Eran pocas las ocasiones en las que ella se había logrado sentir así: reducida, pequeña, sin aire. Sostuvo la palma en la nuca de César y absorbió su aroma, acarició la nariz del Marqués con la propia y, sin abrir los ojos, dijo—: Solo unas pocas veces he temblado de miedo...

César frunció el ceño y se permitió observarla; de cerca, Analey parecía una muñequita de porcelana, con su piel bien cuidada, tersa y brillante, sus ojos verdes como joyas preciosas, sus labios tiernos: como una adicción.

—¿Por qué miedo? —preguntó él con un hilo de voz, susurrando contra sus labios.

Ella aspiró hondo, inhalando el olor de César.

—Esto puedo ser un sueño, o... —Tragó saliva, lento.
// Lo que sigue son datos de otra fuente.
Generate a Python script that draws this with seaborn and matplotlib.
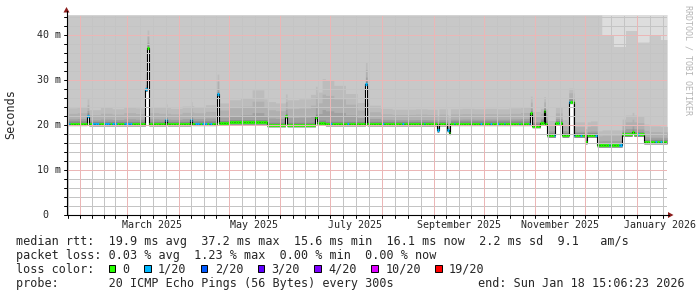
import numpy as np
import pandas as pd
import matplotlib
matplotlib.use("Agg")
import matplotlib.pyplot as plt
import matplotlib.dates as mdates
import matplotlib.transforms as mtrans
from matplotlib.patches import Rectangle, Polygon
from matplotlib.lines import Line2D
import seaborn as sns

# ---------------- data ----------------
start_time = "2025-01-23 15:06:23"
end_time = "2026-01-18 15:06:23"

# median rtt (ms) as a step function: value holds from date until next date
med_dates = ["2025-01-23", "2025-02-05", "2025-02-06", "2025-03-12", "2025-03-13",
             "2025-03-14", "2025-03-24", "2025-03-25", "2025-04-08", "2025-04-09",
             "2025-04-24", "2025-04-25", "2025-05-01", "2025-05-24", "2025-06-04",
             "2025-06-05", "2025-06-22", "2025-06-23", "2025-06-28", "2025-07-22",
             "2025-07-23", "2025-09-03", "2025-09-04", "2025-09-09", "2025-09-10",
             "2025-09-11", "2025-10-29", "2025-10-30", "2025-11-04", "2025-11-06",
             "2025-11-07", "2025-11-08", "2025-11-13", "2025-11-17", "2025-11-21",
             "2025-11-24", "2025-12-01", "2025-12-02", "2025-12-08", "2025-12-23",
             "2025-12-29", "2025-12-30", "2026-01-05"]
med_vals = [20.3, 22.1, 20.2, 27.9, 37.2,
            20.2, 21.0, 20.2, 21.2, 20.3,
            26.8, 20.4, 20.6, 20.0, 22.0,
            20.0, 21.8, 20.5, 20.2, 29.2,
            20.2, 18.8, 20.2, 18.9, 18.3,
            20.3, 22.6, 19.8, 20.5, 23.0,
            20.3, 17.7, 20.4, 17.7, 25.2,
            17.7, 16.2, 17.7, 15.5, 17.9,
            18.5, 17.9, 16.2]

# days whose median carries 1/20 packet loss (all others: 0 loss)
loss_blue_dates = ["2025-01-24", "2025-01-25", "2025-02-05", "2025-02-08", "2025-02-09",
                   "2025-02-10", "2025-02-11", "2025-02-15", "2025-02-16", "2025-02-17",
                   "2025-02-18", "2025-02-20", "2025-02-21", "2025-02-22", "2025-02-27",
                   "2025-02-28", "2025-03-01", "2025-03-02", "2025-03-03", "2025-03-12",
                   "2025-03-24", "2025-04-08", "2025-04-11", "2025-04-12", "2025-04-13",
                   "2025-04-15", "2025-04-16", "2025-04-17", "2025-04-19", "2025-04-20",
                   "2025-04-24", "2025-07-01", "2025-07-11", "2025-07-22", "2025-08-01",
                   "2025-08-13", "2025-08-26", "2025-09-03", "2025-09-09", "2025-09-13",
                   "2025-09-29", "2025-10-05", "2025-10-09", "2025-10-13", "2025-10-22",
                   "2025-10-28", "2025-11-12", "2025-11-15", "2025-11-21", "2025-11-24",
                   "2025-11-28", "2025-12-07", "2025-12-15", "2025-12-21", "2025-12-22",
                   "2026-01-01", "2026-01-12", "2026-01-15"]

# weekly (from 2025-01-23) spread of the dense smoke above the median (ms)
smoke_spread = [3.5, 3.7, 3.2, 3.7, 3.4, 3.9, 3.6, 3.9, 3.7, 3.5,
                4.0, 3.7, 4.2, 4.5, 5.0, 5.5, 7.2, 5.2, 4.9, 5.6,
                5.8, 6.8, 9.8, 8.6, 6.8, 4.8, 4.2, 3.5, 3.3, 3.3,
                3.4, 3.3, 3.4, 3.3, 3.4, 3.3, 3.4, 3.3, 3.5, 3.8,
                3.2, 3.3, 3.5, 3.0, 3.0, 3.2, 3.4, 3.4, 4.3, 4.0,
                3.6, 3.5]
# weekly top of the outer smoke (ms); above the chart top for most weeks
smoke_top = [44.5] * 46 + [40.0, 37.5, 41.0, 38.5, 40.0, 39.0]

y_ticks = [0, 10, 20, 30, 40]
y_tick_labels = ["0", "10 m", "20 m", "30 m", "40 m"]
x_label_dates = ["2025-03-16", "2025-05-16", "2025-07-16", "2025-09-16",
                 "2025-11-16", "2026-01-16"]
x_labels = ["March 2025", "May 2025", "July 2025", "September 2025",
            "November 2025", "January 2026"]

loss_labels = ["0", "1/20", "2/20", "3/20", "4/20", "10/20", "19/20"]
loss_colors = ["#26ff00", "#00b8ff", "#0059ff", "#5e00ff", "#7e00ff", "#dd00ff", "#ff0000"]

line_rtt = "median rtt:  19.9 ms avg  37.2 ms max  15.6 ms min  16.1 ms now  2.2 ms sd  9.1   am/s"
line_loss = "packet loss: 0.03 % avg  1.23 % max  0.00 % min  0.00 % now"
line_probe = "probe:       20 ICMP Echo Pings (56 Bytes) every 300s"
line_end = "end: Sun Jan 18 15:06:23 2026"

# ---------------- figure ----------------
sns.set_style("white")
plt.rcParams["font.family"] = ["DejaVu Sans Mono", "DejaVu Sans"]

W, H = 697, 297
fig = plt.figure(figsize=(W / 100, H / 100), dpi=100)
fig.patch.set_facecolor("white")
ax = fig.add_axes([66.5 / W, 82 / H, 600 / W, 200 / H])
ax.set_facecolor("white")
for s in ax.spines.values():
    s.set_visible(False)

YTOP = 200 / 4.5

days = pd.date_range("2025-01-23", "2026-01-19", freq="D")
med = pd.Series(med_vals, index=pd.to_datetime(med_dates)).reindex(days, method="ffill").to_numpy()
week = np.clip((days - days[0]).days // 7, 0, len(smoke_spread) - 1)
spread = np.asarray(smoke_spread)[week]
top = np.asarray(smoke_top)[week]
blue = set(pd.to_datetime(loss_blue_dates))
seg_colors = [loss_colors[1] if d in blue else loss_colors[0] for d in days]
x = mdates.date2num(days)

# smoke layers
ax.fill_between(x, top, YTOP + 1, step="post", color="#dddddd", lw=0, zorder=1)
ax.fill_between(x, med, top, step="post", color="#c8c8c8", lw=0, zorder=1)
ax.fill_between(x, med - 0.3, med + spread, step="post", color="#bcbcbc", lw=0, zorder=2)
ax.fill_between(x, med - 0.3, med + 0.65 * spread, step="post", color="#b0b0b0", lw=0, zorder=2)
ax.fill_between(x, med - 0.3, med + 0.3 * spread, step="post", color="#a0a0a0", lw=0, zorder=2)
ax.fill_between(x, med - 0.45, med + 0.6, step="post", color="#8a8a8a", lw=0, zorder=2)

# median: thin black step line + loss coloured segments
df = pd.DataFrame({"t": x, "rtt": med})
sns.lineplot(data=df, x="t", y="rtt", ax=ax, color="black", lw=0.8,
             drawstyle="steps-post", estimator=None, sort=False, zorder=3)
ax.hlines(med[:-1], x[:-1], x[1:], colors=seg_colors[:-1], lw=2.2, zorder=4)

t0 = mdates.date2num(pd.Timestamp(start_time))
t1 = mdates.date2num(pd.Timestamp(end_time))
ax.set_xlim(t0, t1)
ax.set_ylim(0, YTOP)
ax.set_xlabel("")
ax.set_ylabel("")
ax.set_xticks([])
ax.set_yticks([])

# grid (crisp 1px dots): major = month starts, minor = month quarters
dot = (0, (1, 1))
minor_c = "#c4c4c4"
major_c = "#ebb6b6"
months = pd.date_range("2025-01-01", "2026-02-01", freq="MS")
minor_x = []
for a, b in zip(months[:-1], months[1:]):
    n = (b - a).days
    for k in (1, 2, 3):
        minor_x.append(mdates.date2num(a) + k * n / 4)
minor_x = [v for v in minor_x if t0 < v < t1]
major_x = [mdates.date2num(m) for m in months if t0 < mdates.date2num(m) < t1]
for v in minor_x:
    ax.axvline(v, color=minor_c, lw=0.72, ls=dot, zorder=5, antialiased=False)
for yv in np.arange(2, YTOP, 2):
    if yv % 10:
        ax.axhline(yv, color=minor_c, lw=0.72, ls=dot, zorder=5, antialiased=False)
for v in major_x:
    ax.axvline(v, color=major_c, lw=0.72, ls=dot, zorder=6, antialiased=False)
for yv in y_ticks[1:]:
    ax.axhline(yv, color=major_c, lw=0.72, ls=dot, zorder=6, antialiased=False)

# axes, ticks and arrows (figure pixel coordinates)
def fx(px):
    return px / W
def fy(py):
    return 1 - py / H

arrow_c = "#8b1c1c"
fig.add_artist(Line2D([fx(66.5), fx(66.5)], [fy(215), fy(11)], color="black", lw=0.8))
fig.add_artist(Line2D([fx(66.5), fx(669)], [fy(215), fy(215)], color="black", lw=0.8))
fig.add_artist(Polygon([[fx(63.5), fy(12.5)], [fx(69.5), fy(12.5)], [fx(66.5), fy(7)]],
                       closed=True, color=arrow_c, lw=0))
fig.add_artist(Polygon([[fx(668), fy(212)], [fx(668), fy(218)], [fx(673.5), fy(215)]],
                       closed=True, color=arrow_c, lw=0))

xt = mtrans.blended_transform_factory(ax.transData, fig.transFigure)
yt = mtrans.blended_transform_factory(fig.transFigure, ax.transData)
for xx in minor_x + major_x:
    fig.add_artist(Line2D([xx, xx], [fy(215), fy(217.5)], transform=xt, color="black", lw=0.7))
for yv in np.arange(0, YTOP, 2):
    fig.add_artist(Line2D([fx(63.5), fx(66.5)], [yv, yv], transform=yt, color="black", lw=0.7))

# tick labels
for d, lab in zip(x_label_dates, x_labels):
    xx = mdates.date2num(pd.Timestamp(d))
    if lab == x_labels[-1]:
        ax.text(1 - 1 / W, fy(228), lab, transform=fig.transFigure, ha="right",
                va="baseline", fontsize=7.2, clip_on=False)
    else:
        ax.text(xx, fy(228), lab, transform=xt, ha="center",
                va="baseline", fontsize=7.2, clip_on=False)
for yv, lab in zip(y_ticks, y_tick_labels):
    xr = 60.5 if yv else 48.5
    fig.text(fx(xr), yv, lab, transform=yt, ha="right", va="center", fontsize=7.2)

fig.text(fx(11), fy(114), "Seconds", rotation=90, ha="center", va="center", fontsize=8.5)
fig.text(fx(688), fy(5), "RRDTOOL / TOBI OETIKER", rotation=270, ha="center", va="top",
         fontsize=6, color="#b4b4b4")

# legend / statistics lines
cw = 7.1
x0 = 16
fs = 8.5
fig.text(fx(x0), fy(245), line_rtt, ha="left", va="baseline", fontsize=fs)
fig.text(fx(x0), fy(259), line_loss, ha="left", va="baseline", fontsize=fs)
fig.text(fx(x0), fy(287), line_probe, ha="left", va="baseline", fontsize=fs)
fig.text(fx(x0 + 65 * cw), fy(287), line_end, ha="left", va="baseline", fontsize=fs)

fig.text(fx(x0), fy(273), "loss color:", ha="left", va="baseline", fontsize=fs)
col = 13
for lab, c in zip(loss_labels, loss_colors):
    cx = x0 + (col + 0.5) * cw
    fig.add_artist(Rectangle((fx(cx - 3.3), fy(272)), 6.6 / W, 7 / H, facecolor=c,
                             edgecolor="black", lw=0.7))
    fig.text(fx(x0 + (col + 2) * cw), fy(273), lab, ha="left", va="baseline", fontsize=fs)
    col += 2 + len(lab) + 2

fig.savefig("out.png", dpi=100, facecolor="white")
Sintió la amargura subir por su garganta y cómo su tráquea se contraía—. Podría ser solo un espejismo.

Confundido, César recorrió su cintura y levantó una mano, hasta posicionarla en la mejilla de la mujer, que seguía sin abrir los párpados. Imaginó a lo que se refería, pero a ciencia cierta no estaba seguro.

—¿Hay alguna diferencia entre los dos? —quiso saber el Marqués; había hecho de sus labios una línea compacta, amedrentado y atormentado de pronto.
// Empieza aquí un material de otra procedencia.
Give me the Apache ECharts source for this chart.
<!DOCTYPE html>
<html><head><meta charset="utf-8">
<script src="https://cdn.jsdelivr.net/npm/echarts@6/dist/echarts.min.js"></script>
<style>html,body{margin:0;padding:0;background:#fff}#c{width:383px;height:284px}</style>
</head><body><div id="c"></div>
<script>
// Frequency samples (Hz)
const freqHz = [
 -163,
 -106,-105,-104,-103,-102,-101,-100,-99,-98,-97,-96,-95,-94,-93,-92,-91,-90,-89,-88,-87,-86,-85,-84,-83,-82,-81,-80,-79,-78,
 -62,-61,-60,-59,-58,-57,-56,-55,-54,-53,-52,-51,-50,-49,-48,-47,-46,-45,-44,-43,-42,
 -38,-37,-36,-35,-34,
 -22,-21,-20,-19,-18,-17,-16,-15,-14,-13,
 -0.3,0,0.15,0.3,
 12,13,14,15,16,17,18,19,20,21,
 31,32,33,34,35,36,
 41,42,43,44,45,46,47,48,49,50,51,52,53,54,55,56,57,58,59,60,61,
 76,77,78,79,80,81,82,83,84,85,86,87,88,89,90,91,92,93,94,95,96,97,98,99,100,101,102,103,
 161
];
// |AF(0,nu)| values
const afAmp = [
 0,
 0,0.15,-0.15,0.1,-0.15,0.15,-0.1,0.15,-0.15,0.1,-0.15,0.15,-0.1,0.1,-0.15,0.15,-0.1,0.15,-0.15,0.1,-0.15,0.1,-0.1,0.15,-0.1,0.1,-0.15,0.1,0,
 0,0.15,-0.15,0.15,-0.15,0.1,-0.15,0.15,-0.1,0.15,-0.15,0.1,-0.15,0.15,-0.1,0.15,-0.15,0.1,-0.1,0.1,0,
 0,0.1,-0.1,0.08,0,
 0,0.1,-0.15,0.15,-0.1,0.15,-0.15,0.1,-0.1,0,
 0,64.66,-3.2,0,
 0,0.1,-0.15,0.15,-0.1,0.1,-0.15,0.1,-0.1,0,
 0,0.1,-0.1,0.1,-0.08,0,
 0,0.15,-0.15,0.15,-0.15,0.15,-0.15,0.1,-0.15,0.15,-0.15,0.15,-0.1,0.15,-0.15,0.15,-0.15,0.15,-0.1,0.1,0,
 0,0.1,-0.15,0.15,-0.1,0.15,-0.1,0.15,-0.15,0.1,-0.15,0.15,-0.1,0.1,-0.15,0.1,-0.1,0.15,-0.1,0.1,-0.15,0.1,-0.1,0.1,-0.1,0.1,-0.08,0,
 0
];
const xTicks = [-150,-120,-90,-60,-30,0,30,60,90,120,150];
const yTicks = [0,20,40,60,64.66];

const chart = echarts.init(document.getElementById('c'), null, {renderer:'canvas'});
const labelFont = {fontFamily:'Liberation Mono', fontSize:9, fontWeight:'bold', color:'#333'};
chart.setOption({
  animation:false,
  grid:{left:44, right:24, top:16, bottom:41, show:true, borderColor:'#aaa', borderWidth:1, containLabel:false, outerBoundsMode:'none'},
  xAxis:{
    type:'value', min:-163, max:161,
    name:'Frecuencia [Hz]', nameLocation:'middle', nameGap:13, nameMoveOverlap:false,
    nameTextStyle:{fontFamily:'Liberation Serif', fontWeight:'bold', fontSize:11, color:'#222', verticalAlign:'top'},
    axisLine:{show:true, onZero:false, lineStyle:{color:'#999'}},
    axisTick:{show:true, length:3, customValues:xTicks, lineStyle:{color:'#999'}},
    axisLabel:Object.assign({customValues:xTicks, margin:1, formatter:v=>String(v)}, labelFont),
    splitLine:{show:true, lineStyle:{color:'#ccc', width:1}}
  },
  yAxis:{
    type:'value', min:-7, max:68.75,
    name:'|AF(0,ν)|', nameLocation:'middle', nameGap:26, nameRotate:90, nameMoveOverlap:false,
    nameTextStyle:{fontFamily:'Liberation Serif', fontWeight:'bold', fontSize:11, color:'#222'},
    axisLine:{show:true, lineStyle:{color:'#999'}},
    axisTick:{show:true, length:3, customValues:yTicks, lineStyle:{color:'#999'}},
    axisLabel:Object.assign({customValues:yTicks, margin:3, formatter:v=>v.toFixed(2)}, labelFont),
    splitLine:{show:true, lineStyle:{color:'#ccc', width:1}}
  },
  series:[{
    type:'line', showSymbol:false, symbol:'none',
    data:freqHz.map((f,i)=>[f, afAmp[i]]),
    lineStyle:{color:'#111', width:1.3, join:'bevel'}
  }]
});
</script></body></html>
Entonces cayó en la cuenta; él y ella, lo que eran, lo que habían sido y el fantasma que yacía entre ambos. Meneó su cabeza, azorado y suspiró, con un sentimiento entrecortado, cosa que para Ana fue bastante notoria.

—Un sueño es producto de tu subconsciente —narró ella, dubitativa, despegando los labiosa apenas—, un espejismo es algo que ocurre, pero que luego desaparece y que más tarde sabes que, aunque estuvo frente a ti, era solo momentáneo.

«Te irás», pensó ella.


César conocía muy bien los túneles sin salida, ya que gran parte de su vida se la había pasado viviendo en uno. Ana, por otro lado, no parecía la persona que caía en ese tipo de hoyos, o más bien de laberintos, aquellos oscuros pasajes de los que tardas en salir. Pensó en Emilio, en la forma tan funesta de engañarla, en el cómo perdió tiempo mintiendo, y en cómo, de manera tan absurda, la había dejado pasar.

«Si hubiera sido yo», pensó y se sintió cruel y despiadado al hacerlo.

No era lo correcto, sin embargo. El muerto, muerto está y, aunque duela, en el sepulcro es donde debe quedarse.

—Ahora vuelvo —susurró, contra sus labios. Luego se retiró.

Raúl, desde su lugar, contuvo una mirada. Miró a Lucía y sonrió, no sin antes pestañear dos veces y tratar de inquirir con sus ojos castaños a César, pero éste ni siquiera le dirigió la mirada.

Inerte, el Marqués pidió a la asistente que por favor le proporcionara algún medicamento para los mareos; una de las chicas se puso de pie y caminó hasta el pequeño bar que tenía la cabina. Le entregó un cilindro de color púrpura, una botella de agua natural, y ofreció su ayuda.

"No. Estamos bien", la había cortado sin dar más explicación y marchó con semblante meditabundo de regreso hacia el baño. Antes de siquiera pensar en abrir, César recordó la última vez que había escuchado la voz de Emilio: y casi parecía que estaba ahí. Miró a un lado, a donde había un cancel de aluminio antes de la puerta de acceso; Emilio y su reflejo estaban presentes, atormentándolo, quitándole la poca paz que mantenía en su alma.